[SHORT EXERCISE] Omit all pictures, then retype the data exactly as given.

___

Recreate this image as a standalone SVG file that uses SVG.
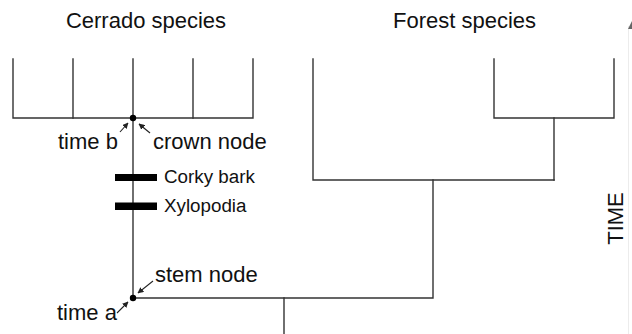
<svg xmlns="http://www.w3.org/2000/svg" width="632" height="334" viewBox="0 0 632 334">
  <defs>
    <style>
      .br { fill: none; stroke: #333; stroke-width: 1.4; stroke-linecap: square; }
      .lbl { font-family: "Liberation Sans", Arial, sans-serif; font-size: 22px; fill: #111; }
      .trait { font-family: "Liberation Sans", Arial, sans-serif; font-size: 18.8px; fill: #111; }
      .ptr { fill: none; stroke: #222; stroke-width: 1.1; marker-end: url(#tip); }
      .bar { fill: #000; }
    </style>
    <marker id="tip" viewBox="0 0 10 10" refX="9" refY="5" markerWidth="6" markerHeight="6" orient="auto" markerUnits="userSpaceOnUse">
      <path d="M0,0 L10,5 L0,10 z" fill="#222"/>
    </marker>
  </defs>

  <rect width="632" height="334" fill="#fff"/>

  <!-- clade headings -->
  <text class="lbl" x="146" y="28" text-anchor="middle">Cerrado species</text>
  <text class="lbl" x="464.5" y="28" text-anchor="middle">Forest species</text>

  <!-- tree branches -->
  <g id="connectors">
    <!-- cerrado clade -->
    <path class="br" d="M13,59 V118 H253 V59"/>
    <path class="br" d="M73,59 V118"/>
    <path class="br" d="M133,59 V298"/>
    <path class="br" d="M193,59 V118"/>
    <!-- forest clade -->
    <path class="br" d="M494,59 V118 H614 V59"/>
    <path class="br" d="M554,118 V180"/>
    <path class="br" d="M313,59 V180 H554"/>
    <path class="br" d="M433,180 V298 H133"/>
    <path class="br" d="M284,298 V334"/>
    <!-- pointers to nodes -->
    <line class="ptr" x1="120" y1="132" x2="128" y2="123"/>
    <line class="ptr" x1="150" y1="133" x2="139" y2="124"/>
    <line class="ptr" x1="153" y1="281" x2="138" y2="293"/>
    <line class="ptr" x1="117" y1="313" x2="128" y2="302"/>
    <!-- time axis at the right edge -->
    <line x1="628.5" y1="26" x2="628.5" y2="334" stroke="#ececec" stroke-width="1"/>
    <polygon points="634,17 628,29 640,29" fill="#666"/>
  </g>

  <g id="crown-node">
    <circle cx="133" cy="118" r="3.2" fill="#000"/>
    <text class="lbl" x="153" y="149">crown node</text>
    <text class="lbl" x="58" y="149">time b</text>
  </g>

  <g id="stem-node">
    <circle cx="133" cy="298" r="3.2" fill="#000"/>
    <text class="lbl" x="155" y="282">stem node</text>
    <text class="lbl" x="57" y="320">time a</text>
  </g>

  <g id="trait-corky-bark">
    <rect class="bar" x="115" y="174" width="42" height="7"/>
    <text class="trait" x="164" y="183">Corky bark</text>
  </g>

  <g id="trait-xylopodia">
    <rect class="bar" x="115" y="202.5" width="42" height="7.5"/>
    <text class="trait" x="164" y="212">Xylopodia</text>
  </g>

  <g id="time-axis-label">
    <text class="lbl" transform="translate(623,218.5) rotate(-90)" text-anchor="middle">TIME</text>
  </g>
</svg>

___

[SOLUTION TO THE EXERCISE]
Recreate this image as a standalone SVG file that uses SVG.
<svg xmlns="http://www.w3.org/2000/svg" width="632" height="334" viewBox="0 0 632 334">
  <defs>
    <style>
      .br { fill: none; stroke: #333; stroke-width: 1.4; stroke-linecap: square; }
      .lbl { font-family: "Liberation Sans", Arial, sans-serif; font-size: 22px; fill: #111; }
      .trait { font-family: "Liberation Sans", Arial, sans-serif; font-size: 18.8px; fill: #111; }
      .ptr { fill: none; stroke: #222; stroke-width: 1.1; marker-end: url(#tip); }
      .bar { fill: #000; }
    </style>
    <marker id="tip" viewBox="0 0 10 10" refX="9" refY="5" markerWidth="6" markerHeight="6" orient="auto" markerUnits="userSpaceOnUse">
      <path d="M0,0 L10,5 L0,10 z" fill="#222"/>
    </marker>
  </defs>

  <rect width="632" height="334" fill="#fff"/>

  <!-- clade headings -->
  <text class="lbl" x="146" y="28" text-anchor="middle">Cerrado species</text>
  <text class="lbl" x="464.5" y="28" text-anchor="middle">Forest species</text>

  <!-- tree branches -->
  <g id="connectors">
    <!-- cerrado clade -->
    <path class="br" d="M13,59 V118 H253 V59"/>
    <path class="br" d="M73,59 V118"/>
    <path class="br" d="M133,59 V298"/>
    <path class="br" d="M193,59 V118"/>
    <!-- forest clade -->
    <path class="br" d="M494,59 V118 H614 V59"/>
    <path class="br" d="M554,118 V180"/>
    <path class="br" d="M313,59 V180 H554"/>
    <path class="br" d="M433,180 V298 H133"/>
    <path class="br" d="M284,298 V334"/>
    <!-- pointers to nodes -->
    <line class="ptr" x1="120" y1="132" x2="128" y2="123"/>
    <line class="ptr" x1="150" y1="133" x2="139" y2="124"/>
    <line class="ptr" x1="153" y1="281" x2="138" y2="293"/>
    <line class="ptr" x1="117" y1="313" x2="128" y2="302"/>
    <!-- time axis at the right edge -->
    <line x1="628.5" y1="26" x2="628.5" y2="334" stroke="#ececec" stroke-width="1"/>
    <polygon points="634,17 628,29 640,29" fill="#666"/>
  </g>

  <g id="crown-node">
    <circle cx="133" cy="118" r="3.2" fill="#000"/>
    <text class="lbl" x="153" y="149">crown node</text>
    <text class="lbl" x="58" y="149">time b</text>
  </g>

  <g id="stem-node">
    <circle cx="133" cy="298" r="3.2" fill="#000"/>
    <text class="lbl" x="155" y="282">stem node</text>
    <text class="lbl" x="57" y="320">time a</text>
  </g>

  <g id="trait-corky-bark">
    <rect class="bar" x="115" y="174" width="42" height="7"/>
    <text class="trait" x="164" y="183">Corky bark</text>
  </g>

  <g id="trait-xylopodia">
    <rect class="bar" x="115" y="202.5" width="42" height="7.5"/>
    <text class="trait" x="164" y="212">Xylopodia</text>
  </g>

  <g id="time-axis-label">
    <text class="lbl" transform="translate(623,218.5) rotate(-90)" text-anchor="middle">TIME</text>
  </g>
</svg>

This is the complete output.